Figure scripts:
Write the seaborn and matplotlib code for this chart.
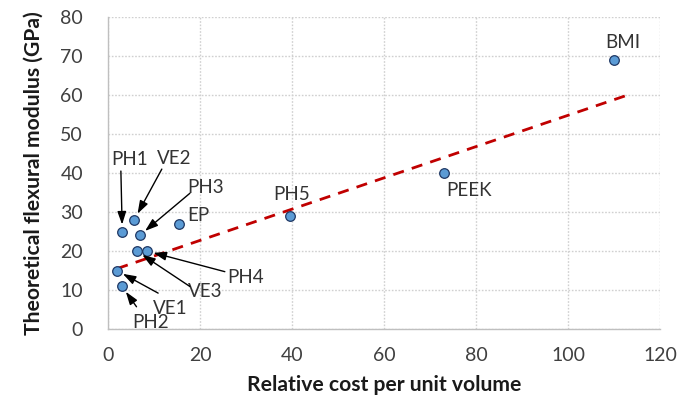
import matplotlib
matplotlib.use("Agg")
import matplotlib.pyplot as plt
import seaborn as sns
import pandas as pd

# ---- data ----
materials = ["BMI", "PEEK", "PH5", "PH1", "VE2", "PH3", "EP", "VE3", "PH4", "VE1", "PH2"]
relative_cost = [110.0, 73.1, 39.6, 3.1, 5.7, 6.9, 15.4, 6.2, 8.4, 1.9, 3.0]
flexural_modulus = [69.0, 40.0, 29.0, 25.0, 28.0, 24.0, 27.0, 20.0, 20.0, 15.0, 11.0]

trend_cost = [2.0, 113.0]
trend_modulus = [15.5, 60.0]

x_ticks = [0, 20, 40, 60, 80, 100, 120]
y_ticks = [0, 10, 20, 30, 40, 50, 60, 70, 80]

df = pd.DataFrame({"material": materials, "cost": relative_cost, "modulus": flexural_modulus})
trend = pd.DataFrame({"cost": trend_cost, "modulus": trend_modulus})

sns.set_theme(style="white")
plt.rcParams["font.family"] = ["Lato", "DejaVu Sans"]

fig = plt.figure(figsize=(6.9, 4.01), dpi=100)
ax = fig.add_axes([108 / 690, 1 - 329 / 401, 552 / 690, 312 / 401])

sns.lineplot(data=trend, x="cost", y="modulus", ax=ax, color="#C00000",
             linestyle=(0, (4, 3)), linewidth=2, zorder=2)
sns.scatterplot(data=df, x="cost", y="modulus", ax=ax, s=48, color="#5B9BD5",
                edgecolor="#1F3864", linewidth=0.9, zorder=3)

# label placement: text centre, arrow tail (None = no arrow), alignment
label_pos = {
    "BMI": ((112.0, 73.5), None, "center"),
    "PEEK": ((78.5, 35.5), None, "center"),
    "PH5": ((40.0, 34.5), None, "center"),
    "EP": ((17.3, 29.0), None, "left"),
    "PH1": ((4.6, 43.5), (2.8, 40.5), "center"),
    "VE2": ((14.3, 43.6), (11.7, 41.0), "center"),
    "PH3": ((21.3, 36.4), (17.8, 34.8), "center"),
    "PH4": ((29.9, 13.3), (25.4, 14.7), "center"),
    "VE3": ((21.2, 9.6), (17.8, 10.9), "center"),
    "VE1": ((13.6, 5.2), (10.9, 9.2), "center"),
    "PH2": ((9.2, 1.7), (6.2, 5.7), "center"),
}
for name, cx, cy in zip(materials, relative_cost, flexural_modulus):
    (tx, ty), tail, ha = label_pos[name]
    ax.text(tx, ty, name, ha=ha, va="center", fontsize=13.5, color="#333333", zorder=4)
    if tail is not None:
        ax.annotate("", xy=(cx, cy), xytext=tail,
                    arrowprops=dict(arrowstyle="-|>,head_length=0.65,head_width=0.22",
                                    color="black", lw=1.0,
                                    mutation_scale=12, shrinkA=0, shrinkB=5),
                    zorder=4)

ax.set_xlim(0, 120)
ax.set_ylim(0, 80)
ax.set_xticks(x_ticks)
ax.set_yticks(y_ticks)
ax.tick_params(axis="both", labelsize=14, colors="#404040", length=0)
ax.tick_params(axis="x", pad=13)
ax.tick_params(axis="y", pad=18)
ax.grid(True, color="#D0D0D0", linestyle=(0, (1.2, 1.2)), linewidth=1)
ax.set_axisbelow(True)
for side in ["top", "right"]:
    ax.spines[side].set_visible(False)
for side in ["left", "bottom"]:
    ax.spines[side].set_color("#BFBFBF")
    ax.spines[side].set_linewidth(1)

ax.set_xlabel("Relative cost per unit volume", fontsize=15.2, fontweight="bold",
              color="#1a1a1a", labelpad=8)
ax.set_ylabel("Theoretical flexural modulus (GPa)", fontsize=15.2, fontweight="bold",
              color="#1a1a1a", labelpad=12)

fig.savefig("out.png", dpi=100)
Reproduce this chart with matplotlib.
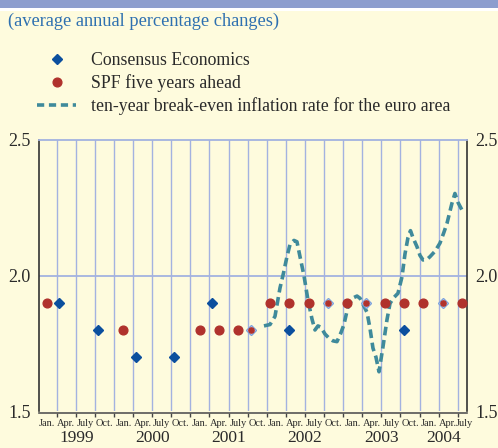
import numpy as np
import matplotlib
matplotlib.use("Agg")
import matplotlib.pyplot as plt
from matplotlib.lines import Line2D
import matplotlib.patches as mpatches

# ---------------- data ----------------
title = "(average annual percentage changes)"
series_names = ["Consensus Economics", "SPF five years ahead",
                "ten-year break-even inflation rate for the euro area"]

consensus_t = [1999.284, 1999.787, 2000.288, 2000.789, 2001.287, 2001.793,
               2002.294, 2002.797, 2003.298, 2003.796, 2004.302]
consensus_v = [1.9, 1.8, 1.7, 1.7, 1.9, 1.8, 1.8, 1.9, 1.9, 1.8, 1.9]

spf_t = [1999.119, 2000.122, 2001.126, 2001.374, 2001.627, 2001.793,
         2002.046, 2002.294, 2002.548, 2002.797, 2003.046, 2003.298,
         2003.547, 2003.796, 2004.048, 2004.302, 2004.551]
spf_v = [1.9, 1.8, 1.8, 1.8, 1.8, 1.8,
         1.9, 1.9, 1.9, 1.9, 1.9, 1.9, 1.9, 1.9, 1.9, 1.9, 1.9]

be_t = [2001.963, 2002.042, 2002.107, 2002.173, 2002.219, 2002.264, 2002.304,
        2002.356, 2002.395, 2002.435, 2002.487, 2002.539, 2002.592, 2002.631,
        2002.670, 2002.709, 2002.762, 2002.814, 2002.866, 2002.919, 2002.971,
        2003.010, 2003.063, 2003.128, 2003.181, 2003.220, 2003.259, 2003.312,
        2003.351, 2003.390, 2003.429, 2003.469, 2003.521, 2003.573, 2003.613,
        2003.665, 2003.717, 2003.770, 2003.809, 2003.848, 2003.881, 2003.914,
        2003.966, 2004.005, 2004.045, 2004.097, 2004.136, 2004.202, 2004.267,
        2004.319, 2004.359, 2004.424, 2004.463, 2004.503, 2004.555]
be_v = [1.815, 1.82, 1.85, 1.955, 2.01, 2.07, 2.115,
        2.13, 2.125, 2.07, 2.0, 1.91, 1.84, 1.80,
        1.815, 1.81, 1.785, 1.77, 1.76, 1.757, 1.79,
        1.82, 1.886, 1.918, 1.925, 1.917, 1.895, 1.865,
        1.806, 1.733, 1.70, 1.646, 1.738, 1.837, 1.898,
        1.92, 1.935, 1.996, 2.08, 2.14, 2.166, 2.14,
        2.107, 2.075, 2.058, 2.06, 2.07, 2.09, 2.12,
        2.16, 2.193, 2.267, 2.303, 2.27, 2.242]

quarter_labels = ["Jan.", "Apr.", "July", "Oct."]
years = [1999, 2000, 2001, 2002, 2003, 2004]
yticks = [1.5, 2.0, 2.5]
ytick_labels = ["1.5", "2.0", "2.5"]

# ---------------- style ----------------
W, H = 498, 448
BG = "#fefbdd"
GRID = "#a3b2e0"
BLUE = "#0b4f9e"
RED = "#b0322c"
TEAL = "#3f8a9b"
TXT = "#2a2a2a"
SERIF = ["Liberation Serif", "DejaVu Serif"]

plt.rcParams["font.family"] = SERIF

fig = plt.figure(figsize=(W / 100, H / 100), dpi=100, facecolor=BG)

# header band
fig.patches.append(mpatches.Rectangle((0, 1 - 8 / H), 1, 8 / H, transform=fig.transFigure,
                                      facecolor="#8c9dce", edgecolor="none", zorder=0))
fig.patches.append(mpatches.Rectangle((0, 1 - 11 / H), 1, 3 / H, transform=fig.transFigure,
                                      facecolor="white", edgecolor="none", zorder=0))

fig.text(8 / W, 1 - 21 / H, title, color="#2e70b0", fontsize=13.2,
         ha="left", va="center")

# axes
x_left, x_right = 39.3, 466.7
y_top, y_bot = 140.0, 411.4
ax = fig.add_axes([x_left / W, 1 - y_bot / H, (x_right - x_left) / W, (y_bot - y_top) / H])
ax.set_facecolor(BG)

xmin, xmax = 1999.022, 2004.617
ax.set_xlim(xmin, xmax)
ax.set_ylim(yticks[0], yticks[-1])

# quarter boundaries as major ticks / vertical grid
q_bounds = np.arange(1999.25, xmax, 0.25)
ax.set_xticks(q_bounds)
ax.set_xticklabels([])
ax.tick_params(axis="x", direction="out", length=3, width=1, color="#444444")
for xb in q_bounds:
    ax.axvline(xb, color=GRID, lw=1.0, zorder=1)
ax.axhline(2.0, color=GRID, lw=1.3, zorder=1)

ax.set_yticks(yticks)
ax.set_yticklabels(ytick_labels)
ax.tick_params(axis="y", length=0, pad=6, labelsize=13, labelcolor=TXT,
               labelleft=True, labelright=True)

for s in ["left", "right"]:
    ax.spines[s].set_color("#333333")
    ax.spines[s].set_linewidth(1.2)
ax.spines["top"].set_color(GRID)
ax.spines["top"].set_linewidth(1.3)
ax.spines["bottom"].set_color("#555555")
ax.spines["bottom"].set_linewidth(1.2)
ax.spines["bottom"].set_position(("outward", 1.5))

# quarter labels
n_q = len(q_bounds) + 1
for i in range(n_q):
    start = 1999 + i * 0.25
    xc = min(start + 0.125, xmax - 0.03)
    ax.text(xc, -0.028, quarter_labels[i % 4], transform=ax.get_xaxis_transform(),
            ha="center", va="top", fontsize=7.5, color=TXT, clip_on=False)
# year labels
for yr in years:
    a, b = max(yr, xmin), min(yr + 1, xmax)
    ax.text((a + b) / 2, -0.068, str(yr), transform=ax.get_xaxis_transform(),
            ha="center", va="top", fontsize=12.5, color=TXT, clip_on=False)

# break-even line
ax.plot(be_t, be_v, color=TEAL, lw=2.6, dashes=(2.4, 1.3), zorder=3,
        solid_capstyle="butt", dash_capstyle="butt")

# markers
c_t = np.array(consensus_t); c_v = np.array(consensus_v)
s_t = np.array(spf_t); s_v = np.array(spf_v)
overlap_c = np.array([np.any(np.isclose(t, s_t, atol=0.01) & np.isclose(v, s_v)) for t, v in zip(c_t, c_v)])
overlap_s = np.array([np.any(np.isclose(t, c_t, atol=0.01) & np.isclose(v, c_v)) for t, v in zip(s_t, s_v)])

ax.plot(c_t[~overlap_c], c_v[~overlap_c], ls="none", marker="D", ms=5.2,
        color=BLUE, mec=BLUE, zorder=4)
ax.plot(s_t[~overlap_s], s_v[~overlap_s], ls="none", marker="o", ms=6.3,
        color=RED, mec=RED, zorder=4)
ax.plot(c_t[overlap_c], c_v[overlap_c], ls="none", marker="D", ms=5.6,
        mfc="white", mec="#7fa3dc", mew=1.0, zorder=4)
ax.plot(s_t[overlap_s], s_v[overlap_s], ls="none", marker="o", ms=3.8,
        color=RED, mec=RED, zorder=5)

# legend
handles = [
    Line2D([], [], ls="none", marker="D", ms=5.2, color=BLUE),
    Line2D([], [], ls="none", marker="o", ms=6.3, color=RED),
    Line2D([], [], color=TEAL, lw=2.6, dashes=(2.0, 1.3)),
]
fig.legend(handles, series_names, loc="upper left",
           bbox_to_anchor=(37 / W, 1 - 52 / H), frameon=False,
           fontsize=12.8, handlelength=2.2, handletextpad=0.85,
           labelspacing=0.3, borderpad=0, borderaxespad=0, labelcolor=TXT)

fig.savefig("out.png", dpi=100, facecolor=BG)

Required task: Look through the entries and return every line where "seaborn" appears.

Response to the task:
Write the seaborn and matplotlib code for this chart.
import seaborn as sns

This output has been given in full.